[Data]:

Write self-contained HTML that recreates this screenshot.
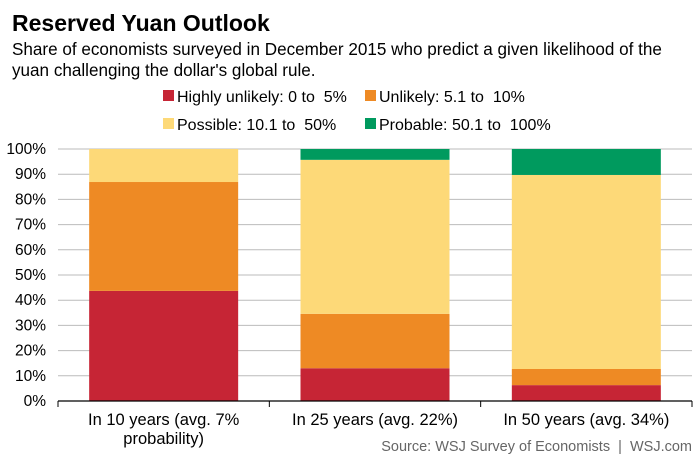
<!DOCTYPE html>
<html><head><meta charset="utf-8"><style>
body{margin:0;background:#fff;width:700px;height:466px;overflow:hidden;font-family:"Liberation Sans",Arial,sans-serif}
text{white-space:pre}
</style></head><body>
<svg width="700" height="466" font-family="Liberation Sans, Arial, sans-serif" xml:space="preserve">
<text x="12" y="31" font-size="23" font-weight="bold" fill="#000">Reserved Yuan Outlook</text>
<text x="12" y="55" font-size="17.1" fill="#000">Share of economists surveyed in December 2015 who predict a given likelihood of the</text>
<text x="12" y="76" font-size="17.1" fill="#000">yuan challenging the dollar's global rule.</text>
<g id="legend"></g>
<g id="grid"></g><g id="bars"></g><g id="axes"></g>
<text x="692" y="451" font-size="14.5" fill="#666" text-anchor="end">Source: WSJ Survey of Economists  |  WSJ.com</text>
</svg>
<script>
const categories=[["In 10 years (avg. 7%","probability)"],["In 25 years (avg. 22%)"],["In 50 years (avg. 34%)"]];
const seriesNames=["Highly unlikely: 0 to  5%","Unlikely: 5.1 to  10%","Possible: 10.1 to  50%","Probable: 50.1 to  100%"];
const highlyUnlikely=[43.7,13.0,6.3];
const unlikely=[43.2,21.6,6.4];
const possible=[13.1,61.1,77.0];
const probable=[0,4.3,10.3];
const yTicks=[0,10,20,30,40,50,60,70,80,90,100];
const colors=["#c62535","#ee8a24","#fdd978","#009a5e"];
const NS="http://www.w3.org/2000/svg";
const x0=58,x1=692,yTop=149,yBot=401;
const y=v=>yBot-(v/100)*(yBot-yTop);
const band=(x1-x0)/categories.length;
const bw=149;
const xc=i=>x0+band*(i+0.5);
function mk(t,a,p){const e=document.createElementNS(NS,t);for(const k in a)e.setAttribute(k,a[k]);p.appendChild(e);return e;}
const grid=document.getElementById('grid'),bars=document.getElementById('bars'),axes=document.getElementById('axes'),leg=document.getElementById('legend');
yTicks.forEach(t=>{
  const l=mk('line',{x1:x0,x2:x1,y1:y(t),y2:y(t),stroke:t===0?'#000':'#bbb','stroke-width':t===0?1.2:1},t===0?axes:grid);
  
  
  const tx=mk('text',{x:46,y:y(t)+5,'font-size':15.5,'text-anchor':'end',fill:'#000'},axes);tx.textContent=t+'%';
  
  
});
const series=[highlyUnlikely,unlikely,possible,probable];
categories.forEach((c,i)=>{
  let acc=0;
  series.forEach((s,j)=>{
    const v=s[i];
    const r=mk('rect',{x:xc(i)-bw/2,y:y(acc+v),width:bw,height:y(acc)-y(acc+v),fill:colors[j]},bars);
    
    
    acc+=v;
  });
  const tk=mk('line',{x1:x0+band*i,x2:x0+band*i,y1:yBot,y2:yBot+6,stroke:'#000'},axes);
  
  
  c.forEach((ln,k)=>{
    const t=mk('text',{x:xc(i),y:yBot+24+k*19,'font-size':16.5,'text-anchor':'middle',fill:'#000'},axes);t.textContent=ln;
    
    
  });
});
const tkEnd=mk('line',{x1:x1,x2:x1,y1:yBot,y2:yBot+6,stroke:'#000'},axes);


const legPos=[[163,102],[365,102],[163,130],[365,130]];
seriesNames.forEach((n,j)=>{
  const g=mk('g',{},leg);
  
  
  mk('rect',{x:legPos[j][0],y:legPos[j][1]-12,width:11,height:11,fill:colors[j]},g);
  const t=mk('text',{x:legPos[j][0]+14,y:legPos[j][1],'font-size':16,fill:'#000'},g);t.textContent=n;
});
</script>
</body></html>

[Work to do]: Except for the pictures, reproduce every line exactly.

[Output]:
Write self-contained HTML that recreates this screenshot.
<!DOCTYPE html>
<html><head><meta charset="utf-8"><style>
body{margin:0;background:#fff;width:700px;height:466px;overflow:hidden;font-family:"Liberation Sans",Arial,sans-serif}
text{white-space:pre}
</style></head><body>
<svg width="700" height="466" font-family="Liberation Sans, Arial, sans-serif" xml:space="preserve">
<text x="12" y="31" font-size="23" font-weight="bold" fill="#000">Reserved Yuan Outlook</text>
<text x="12" y="55" font-size="17.1" fill="#000">Share of economists surveyed in December 2015 who predict a given likelihood of the</text>
<text x="12" y="76" font-size="17.1" fill="#000">yuan challenging the dollar's global rule.</text>
<g id="legend"></g>
<g id="grid"></g><g id="bars"></g><g id="axes"></g>
<text x="692" y="451" font-size="14.5" fill="#666" text-anchor="end">Source: WSJ Survey of Economists  |  WSJ.com</text>
</svg>
<script>
const categories=[["In 10 years (avg. 7%","probability)"],["In 25 years (avg. 22%)"],["In 50 years (avg. 34%)"]];
const seriesNames=["Highly unlikely: 0 to  5%","Unlikely: 5.1 to  10%","Possible: 10.1 to  50%","Probable: 50.1 to  100%"];
const highlyUnlikely=[43.7,13.0,6.3];
const unlikely=[43.2,21.6,6.4];
const possible=[13.1,61.1,77.0];
const probable=[0,4.3,10.3];
const yTicks=[0,10,20,30,40,50,60,70,80,90,100];
const colors=["#c62535","#ee8a24","#fdd978","#009a5e"];
const NS="http://www.w3.org/2000/svg";
const x0=58,x1=692,yTop=149,yBot=401;
const y=v=>yBot-(v/100)*(yBot-yTop);
const band=(x1-x0)/categories.length;
const bw=149;
const xc=i=>x0+band*(i+0.5);
function mk(t,a,p){const e=document.createElementNS(NS,t);for(const k in a)e.setAttribute(k,a[k]);p.appendChild(e);return e;}
const grid=document.getElementById('grid'),bars=document.getElementById('bars'),axes=document.getElementById('axes'),leg=document.getElementById('legend');
yTicks.forEach(t=>{
  const l=mk('line',{x1:x0,x2:x1,y1:y(t),y2:y(t),stroke:t===0?'#000':'#bbb','stroke-width':t===0?1.2:1},t===0?axes:grid);
  
  
  const tx=mk('text',{x:46,y:y(t)+5,'font-size':15.5,'text-anchor':'end',fill:'#000'},axes);tx.textContent=t+'%';
  
  
});
const series=[highlyUnlikely,unlikely,possible,probable];
categories.forEach((c,i)=>{
  let acc=0;
  series.forEach((s,j)=>{
    const v=s[i];
    const r=mk('rect',{x:xc(i)-bw/2,y:y(acc+v),width:bw,height:y(acc)-y(acc+v),fill:colors[j]},bars);
    
    
    acc+=v;
  });
  const tk=mk('line',{x1:x0+band*i,x2:x0+band*i,y1:yBot,y2:yBot+6,stroke:'#000'},axes);
  
  
  c.forEach((ln,k)=>{
    const t=mk('text',{x:xc(i),y:yBot+24+k*19,'font-size':16.5,'text-anchor':'middle',fill:'#000'},axes);t.textContent=ln;
    
    
  });
});
const tkEnd=mk('line',{x1:x1,x2:x1,y1:yBot,y2:yBot+6,stroke:'#000'},axes);


const legPos=[[163,102],[365,102],[163,130],[365,130]];
seriesNames.forEach((n,j)=>{
  const g=mk('g',{},leg);
  
  
  mk('rect',{x:legPos[j][0],y:legPos[j][1]-12,width:11,height:11,fill:colors[j]},g);
  const t=mk('text',{x:legPos[j][0]+14,y:legPos[j][1],'font-size':16,fill:'#000'},g);t.textContent=n;
});
</script>
</body></html>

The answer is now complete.